As French LNG sendout eased, Norwegian gas pipeline flows emerged as the leading supply source to the French gas system over June 5-7 for the first time since late February. But planned maintenance at the Dunkerque receiving terminal over June 8-10 resulted in no Norwegian pipeline flows for the period, according to French natural gas transmission operator GRTgaz, after having previously averaged close to 51 million cu m/d in May.
Norwegian gas flows rebounded June 11 and were at 52 million cu m/d June 14, serving again as the leading supply source to the French gas system.
Storage injections at risk
The absence of Norwegian gas flows and shrinking French LNG sendout reversed storage dynamics, with net gas storage withdrawals observed over June 8-10 for the first time in June since 2016.
Net gas storage injections averaged close to 33 million cu m/d over June 1-14, more than halving on the month and treading nearly 29% below the five-year June average. The May average for Net gas storage injections was about 73 million cu m/d.

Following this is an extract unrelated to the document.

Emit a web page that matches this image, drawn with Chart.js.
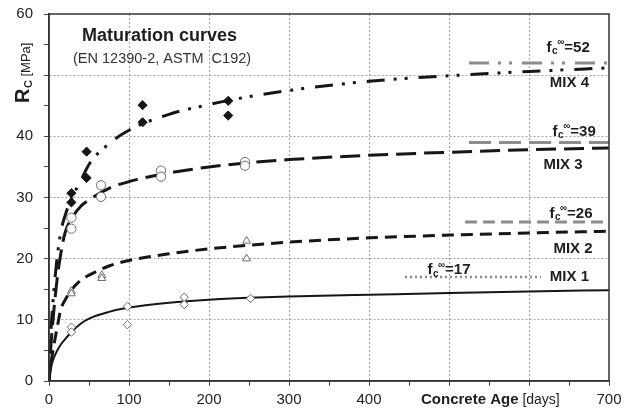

French gas tanks were about 53% full June 10, according to Gas Infrastructure Europe AGSI. Net injections have rebounded since June 11, with French gas stocks last reported above 6.6 Bcm June 14.
As flows eased, the French PEG day-ahead discount to the Dutch TTF narrowed in June to average at Eur5.53/MWh over June 1-15, more than halving from the May average of Eur11.95/MWh. Market participants said they were concerned that the prolonged shutdown at the three-train 15 million mt/year capacity Freeport LNG export terminal in Texas will intensify competition for LNG cargoes between Europe and Asia.
The PEG-TTF day-ahead discount widened June 15 to reach Eur12.85/MWh, despite French PEG gaining 12.9% on the day to be assessed at Eur96.85/MWh after Russian westward gas flow curtailments through the Nord Stream pipeline triggered price rallies across the European gas hubs.